Highly correlated quantum chemistry calculations 

The recent advances have been made possible by bringing together academic and industry experts with expertise in development of tensor network state algorithms and high performance computing, led by Örs Legeza, a co-PI of the SPEC project, and his group at the HUN-REN Wigner Research Centre for Physics, in Hungary, working with SandboxAQ’s team of scientists, led by co-author Martin Ganahl, to perform quantum chemistry calculations on NVIDIA GPUs. 

The diverse team contributions underscore the importance of collaboration and point to an exciting future for the field powered by GPUs. For instance, this work implemented the ab initio Density Matrix Renormalization Group method, which describes physical properties of large, complex electronic structures on all GPUs within a single node for the first time. 

The goal of the research was to achieve efficient and accurate solutions to the many-body Schrödinger equation. These algorithms are crucial for understanding the electronic structures of molecules and materials and require computational power only available on a few computing systems worldwide.

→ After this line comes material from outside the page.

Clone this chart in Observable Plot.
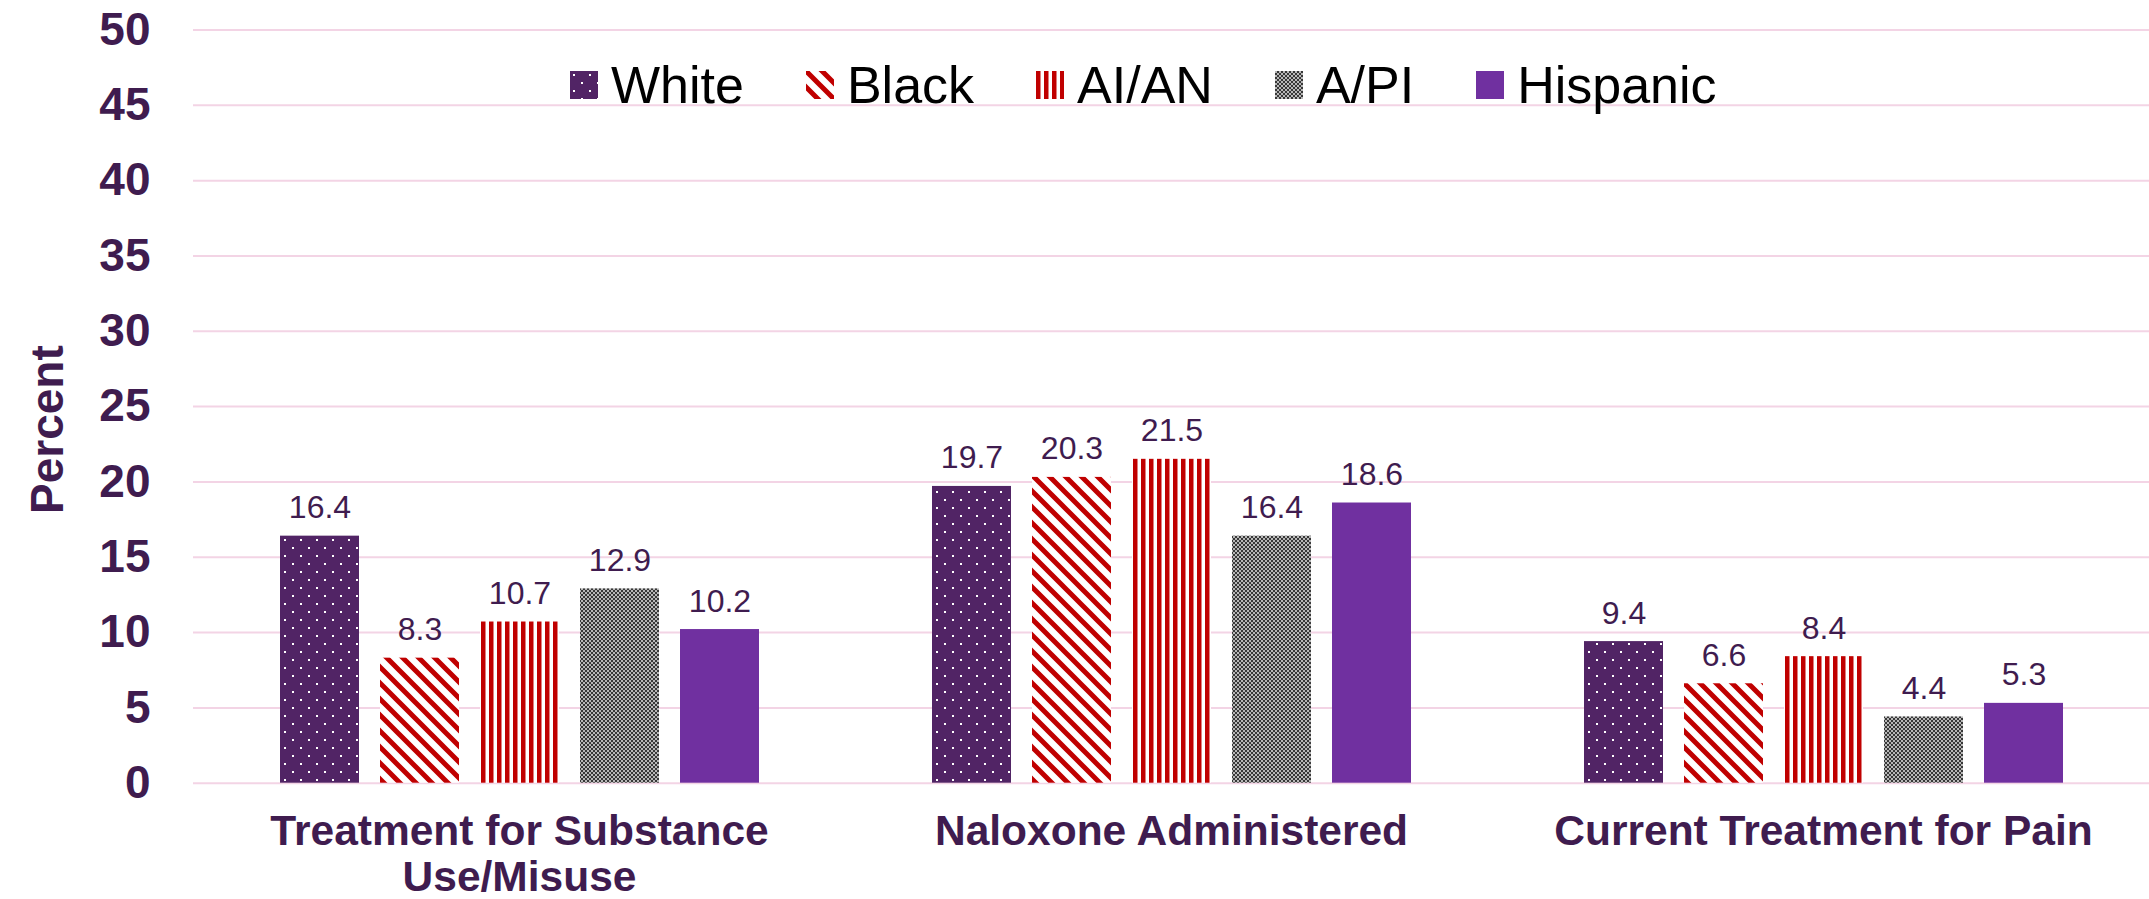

The group’s collective expertise and shared resources have helped push the boundaries of quantum chemistry, allowing for rapid iteration and refinement in the study of highly correlated complex chemical systems. The project illustrates the potential of large-scale calculations to revolutionize how scientists approach challenging quantum chemistry problems.

“With advancing computational hardware and the extension to multi-GPU, multi-node architectures are expected to enable even more comprehensive calculations beyond the current capabilities,” said Legeza, who also holds an appointment as a research fellow at the Institute for Advanced Study at the Technical University of Munich. “The ongoing collaboration aims to adopt large-scale GPU-accelerated calculations, further enhancing the efficiency and accuracy of quantum chemistry computations, utilizing even more recent hardware developments.” 

As pointed out in the published study, chemists today largely rely on their intuition because rapid, highly accurate calculations are often unattainable. The ability to quickly iterate on different choices of large active spaces enables a more systematic search. Today’s GPU computing frameworks, combined with AI-guided physics and new methods for generating training data for large quantitative machine learning models, are expected to contribute to applications in energy, sustainability and health. 

“The combination of NVIDIA’s state-of-the-art hardware with cutting-edge simulation techniques like tensor network algorithms for quantum chemistry has the potential to unlock an entirely new field of discovery,” said Ganahl.

The study was supported by the Hungarian National Research, the Development and Innovation Office, the Quantum Information National Laboratory of Hungary, the Institute for Advanced Studies of the Technical University of Munich, Germany, and the DOE Office of Science, Office of Basic Energy Sciences, Computational Chemical Sciences program, through SPEC.